**Your objective**
Up to and including the line with "const Y_TICKS = [2700, 3200, 3700, 4200];", write out the listing from its first line, minus the pictures.

**Dataset content**
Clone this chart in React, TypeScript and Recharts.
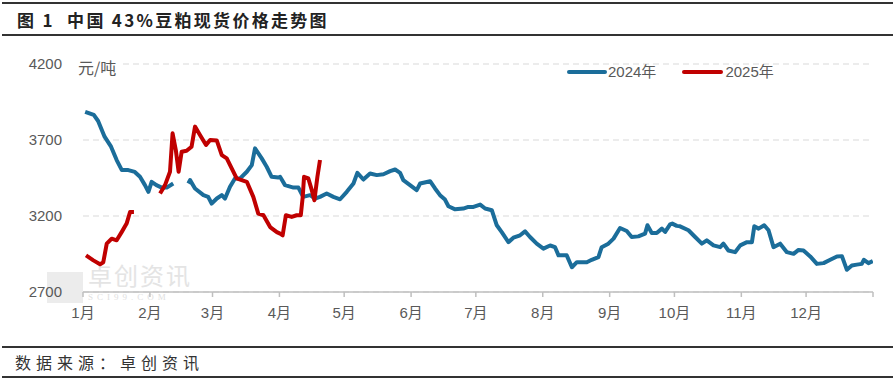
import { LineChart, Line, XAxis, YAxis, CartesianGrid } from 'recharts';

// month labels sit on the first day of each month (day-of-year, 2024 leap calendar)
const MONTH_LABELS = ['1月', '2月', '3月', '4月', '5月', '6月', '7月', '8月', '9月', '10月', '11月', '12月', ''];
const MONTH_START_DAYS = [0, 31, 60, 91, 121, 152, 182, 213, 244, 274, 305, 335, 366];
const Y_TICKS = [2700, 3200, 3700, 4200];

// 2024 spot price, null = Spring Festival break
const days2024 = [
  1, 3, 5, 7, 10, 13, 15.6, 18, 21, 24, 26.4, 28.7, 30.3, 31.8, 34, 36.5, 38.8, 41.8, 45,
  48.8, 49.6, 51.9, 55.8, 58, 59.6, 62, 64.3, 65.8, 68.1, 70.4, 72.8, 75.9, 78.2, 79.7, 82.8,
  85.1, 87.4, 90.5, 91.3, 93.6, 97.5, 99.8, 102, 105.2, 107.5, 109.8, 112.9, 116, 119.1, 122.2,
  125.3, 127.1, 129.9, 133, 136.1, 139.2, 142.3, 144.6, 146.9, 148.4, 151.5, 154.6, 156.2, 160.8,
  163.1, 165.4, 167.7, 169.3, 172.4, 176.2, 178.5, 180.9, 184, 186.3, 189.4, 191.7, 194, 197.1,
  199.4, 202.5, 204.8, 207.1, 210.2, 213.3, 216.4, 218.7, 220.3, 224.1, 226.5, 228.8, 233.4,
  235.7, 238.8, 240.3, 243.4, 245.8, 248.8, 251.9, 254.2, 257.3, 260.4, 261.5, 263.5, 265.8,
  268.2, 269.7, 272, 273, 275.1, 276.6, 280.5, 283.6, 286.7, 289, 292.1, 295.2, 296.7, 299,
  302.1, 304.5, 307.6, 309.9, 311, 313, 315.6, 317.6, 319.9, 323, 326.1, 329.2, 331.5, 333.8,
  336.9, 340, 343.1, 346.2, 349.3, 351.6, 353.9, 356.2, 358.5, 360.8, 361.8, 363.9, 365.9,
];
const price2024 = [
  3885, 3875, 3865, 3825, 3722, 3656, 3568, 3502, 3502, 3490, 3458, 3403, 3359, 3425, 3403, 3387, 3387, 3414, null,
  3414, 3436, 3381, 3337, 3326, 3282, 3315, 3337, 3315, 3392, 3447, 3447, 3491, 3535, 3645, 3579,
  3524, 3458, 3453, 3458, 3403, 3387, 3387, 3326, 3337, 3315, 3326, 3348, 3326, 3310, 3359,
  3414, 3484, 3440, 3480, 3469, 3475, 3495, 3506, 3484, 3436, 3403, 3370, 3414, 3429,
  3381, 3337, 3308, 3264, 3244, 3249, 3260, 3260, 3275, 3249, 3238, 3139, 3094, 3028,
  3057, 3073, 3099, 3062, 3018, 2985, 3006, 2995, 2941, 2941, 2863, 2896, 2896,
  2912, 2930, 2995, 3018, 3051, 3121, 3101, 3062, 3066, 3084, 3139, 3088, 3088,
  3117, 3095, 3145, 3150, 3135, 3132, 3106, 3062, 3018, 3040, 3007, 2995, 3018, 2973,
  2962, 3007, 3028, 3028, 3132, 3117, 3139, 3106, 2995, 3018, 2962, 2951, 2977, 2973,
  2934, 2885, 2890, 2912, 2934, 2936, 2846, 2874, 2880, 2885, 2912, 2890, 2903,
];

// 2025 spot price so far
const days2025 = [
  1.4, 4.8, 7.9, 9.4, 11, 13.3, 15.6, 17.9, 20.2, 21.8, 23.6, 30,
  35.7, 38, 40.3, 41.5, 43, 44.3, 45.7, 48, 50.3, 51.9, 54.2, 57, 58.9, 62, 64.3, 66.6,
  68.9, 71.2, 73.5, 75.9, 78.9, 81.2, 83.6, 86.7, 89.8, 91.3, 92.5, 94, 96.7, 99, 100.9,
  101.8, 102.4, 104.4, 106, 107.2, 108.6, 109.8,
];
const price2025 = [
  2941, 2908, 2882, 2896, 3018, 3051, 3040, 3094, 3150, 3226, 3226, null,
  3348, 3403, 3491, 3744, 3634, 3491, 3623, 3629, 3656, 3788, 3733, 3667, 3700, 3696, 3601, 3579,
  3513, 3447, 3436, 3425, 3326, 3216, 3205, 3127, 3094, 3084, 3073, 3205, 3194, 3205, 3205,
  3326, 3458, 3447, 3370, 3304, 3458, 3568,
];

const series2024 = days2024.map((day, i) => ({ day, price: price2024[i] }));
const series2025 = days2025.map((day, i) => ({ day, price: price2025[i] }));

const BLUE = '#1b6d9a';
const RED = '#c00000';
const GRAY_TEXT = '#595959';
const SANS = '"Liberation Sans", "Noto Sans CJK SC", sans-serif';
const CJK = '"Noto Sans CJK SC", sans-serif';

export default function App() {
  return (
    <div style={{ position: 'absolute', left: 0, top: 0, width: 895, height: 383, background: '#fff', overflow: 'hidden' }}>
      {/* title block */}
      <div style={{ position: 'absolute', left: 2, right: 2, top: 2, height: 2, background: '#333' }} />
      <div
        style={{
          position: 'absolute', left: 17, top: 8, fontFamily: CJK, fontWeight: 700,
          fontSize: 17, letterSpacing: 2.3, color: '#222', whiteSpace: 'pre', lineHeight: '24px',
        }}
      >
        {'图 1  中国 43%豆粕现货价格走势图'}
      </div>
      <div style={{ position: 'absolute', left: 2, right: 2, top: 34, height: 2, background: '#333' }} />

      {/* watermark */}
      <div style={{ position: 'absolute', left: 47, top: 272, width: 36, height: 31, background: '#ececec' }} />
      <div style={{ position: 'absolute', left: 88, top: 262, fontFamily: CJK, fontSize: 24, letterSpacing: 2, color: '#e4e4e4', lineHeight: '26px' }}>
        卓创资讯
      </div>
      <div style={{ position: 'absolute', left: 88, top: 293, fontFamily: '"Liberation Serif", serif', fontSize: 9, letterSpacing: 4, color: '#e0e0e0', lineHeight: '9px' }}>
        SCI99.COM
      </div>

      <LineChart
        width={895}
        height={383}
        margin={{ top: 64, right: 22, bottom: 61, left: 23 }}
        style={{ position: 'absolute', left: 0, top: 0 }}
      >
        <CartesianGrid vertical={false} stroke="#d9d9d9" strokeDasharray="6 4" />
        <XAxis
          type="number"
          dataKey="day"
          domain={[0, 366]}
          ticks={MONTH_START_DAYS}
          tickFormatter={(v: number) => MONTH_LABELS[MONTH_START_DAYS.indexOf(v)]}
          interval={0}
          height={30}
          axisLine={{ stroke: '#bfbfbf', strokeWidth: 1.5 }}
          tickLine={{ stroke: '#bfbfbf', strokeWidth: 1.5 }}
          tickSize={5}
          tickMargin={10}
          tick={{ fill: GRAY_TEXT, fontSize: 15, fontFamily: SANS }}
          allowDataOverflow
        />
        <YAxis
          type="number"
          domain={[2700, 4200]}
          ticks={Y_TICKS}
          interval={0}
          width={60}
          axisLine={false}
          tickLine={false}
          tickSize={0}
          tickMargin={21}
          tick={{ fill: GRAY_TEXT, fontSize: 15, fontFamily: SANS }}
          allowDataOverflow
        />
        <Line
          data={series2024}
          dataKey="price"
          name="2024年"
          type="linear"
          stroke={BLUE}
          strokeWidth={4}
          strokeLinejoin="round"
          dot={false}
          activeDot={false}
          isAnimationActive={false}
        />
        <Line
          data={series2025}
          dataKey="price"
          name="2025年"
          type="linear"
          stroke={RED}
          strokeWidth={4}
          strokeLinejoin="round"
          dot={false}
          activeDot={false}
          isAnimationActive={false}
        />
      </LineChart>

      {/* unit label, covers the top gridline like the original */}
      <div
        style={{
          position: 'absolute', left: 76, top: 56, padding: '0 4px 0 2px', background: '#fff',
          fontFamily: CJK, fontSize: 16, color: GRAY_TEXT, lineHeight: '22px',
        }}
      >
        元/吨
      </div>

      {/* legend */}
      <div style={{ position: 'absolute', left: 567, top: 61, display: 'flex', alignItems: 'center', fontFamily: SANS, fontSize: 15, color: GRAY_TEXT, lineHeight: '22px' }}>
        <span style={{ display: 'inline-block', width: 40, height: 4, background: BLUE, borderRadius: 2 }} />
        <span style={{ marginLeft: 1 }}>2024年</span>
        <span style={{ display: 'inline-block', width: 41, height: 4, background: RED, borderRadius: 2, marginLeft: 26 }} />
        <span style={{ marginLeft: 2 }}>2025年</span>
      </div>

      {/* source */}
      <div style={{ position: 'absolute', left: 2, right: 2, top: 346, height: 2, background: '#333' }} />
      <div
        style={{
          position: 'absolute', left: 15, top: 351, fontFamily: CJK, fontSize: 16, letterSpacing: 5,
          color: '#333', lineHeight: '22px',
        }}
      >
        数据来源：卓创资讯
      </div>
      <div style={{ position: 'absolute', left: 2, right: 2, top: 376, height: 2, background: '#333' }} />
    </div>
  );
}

**Written reply**
Clone this chart in React, TypeScript and Recharts.
import { LineChart, Line, XAxis, YAxis, CartesianGrid } from 'recharts';

// month labels sit on the first day of each month (day-of-year, 2024 leap calendar)
const MONTH_LABELS = ['1月', '2月', '3月', '4月', '5月', '6月', '7月', '8月', '9月', '10月', '11月', '12月', ''];
const MONTH_START_DAYS = [0, 31, 60, 91, 121, 152, 182, 213, 244, 274, 305, 335, 366];
const Y_TICKS = [2700, 3200, 3700, 4200];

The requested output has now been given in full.